When I was growing up, my main exposure to helicopters was through television. Helicopters made occasional appearances on Magnum, P.I. and The A-Team, two shows I watched regularly. And there was Airwolf, about a super-advanced helicopter and its troubled pilot, and the short-lived Blue Thunder, about another hi-tech helicopter. To an aviation-enthusiast kid in his early teens, the Airwolf and Blue Thunder helicopters in particular were the coolest things flying.

Now, as an adult, I find real-life helicopters much more interesting and inspiring than any of the fanciful, fictional representations I enjoyed as a child.
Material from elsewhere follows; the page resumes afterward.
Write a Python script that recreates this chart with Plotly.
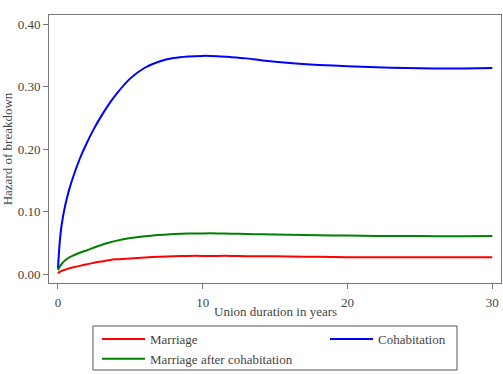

My enthusiasm and wonder about helicopters are still childlike at times though. Occasionally, Marine helicopters stationed at Robins Air Force Base will fly over my house. I love it. I might feel differently if they were flying over at all hours every day, but as it is, I wish they would fly over more often. When my two-year-old daughter hears the distant whop-whop-whop of the rotors, she’ll turn to me with wide, bright eyes and say, “Hehwicopa.” I’ll scoop her up in my arms and we’ll rush outside to see the gray helicopters—usually Super Cobras—pass overhead. On the rare best days we’ll run outside three or four times.

A UH-1N Huey (left) and an AH-1W Super Cobra hover taxi on the Robins AFB flightline. (U.S. Air Force photo by Sue Sapp.)

The Museum of Aviation currently has nine helicopters on display, including a Vietnam War combat veteran Huey, a CH-21B “Workhorse” used for VIP transport, and a huge MH-53 Pave Low. Over the next couple of months we’ll profile some of these aircraft on the blog. Come visit the museum and see our helicopters and more!

The Museum of Aviation’s CH-21B “Workhorse” is on display in the Scott Exhibit Hangar.

 One of my favorite helicopters is the HH-60G Pave Hawk. Pave Hawks fly out of Moody Air Force Base near Valdosta, Georgia, just a couple of hours south of the museum. The Warner Robins Air Logistics Center’s Aerospace Sustainment Directorate provides cradle-to-grave acquisition and sustainment for all USAF helicopters, including the HH-60G. We don’t have a Pave Hawk at the museum, but go to Air to play at being both a pararescuemanand a pilot. Click on “Videos and More”; at the bottom under “Interactive Features,” scroll over to “Go on a Combat Search and Rescue Mission.” I played twice and my best score was 1108. You can do better, right? Let me know!

An HH-60G Pave Hawk helicopter from the 41st Rescue Squadron hovers overhead as pararescuemen rescue a simulated downed pilot at Moody Air Force Base. (U.S. Air Force photo/Airman 1st Class Benjamin Wiseman)

Just this morning three helicopters from the Georgia State Patrol landed here at the Museum. The pilots and crew were here for a conference. Of course, I was there also, watching them land and taking pictures the whole time. Hopefully I will be able to be there this afternoon as well, watching them lift off into the beautiful fall sky. For now here are some pictures after they landed.

Three Georgia State Patrol helicopters: a Bell 206 in the front and two Bell 407s lined up behind it.

A Georgia State Patrol Bell 407 rests in front of the Museum of Aviation.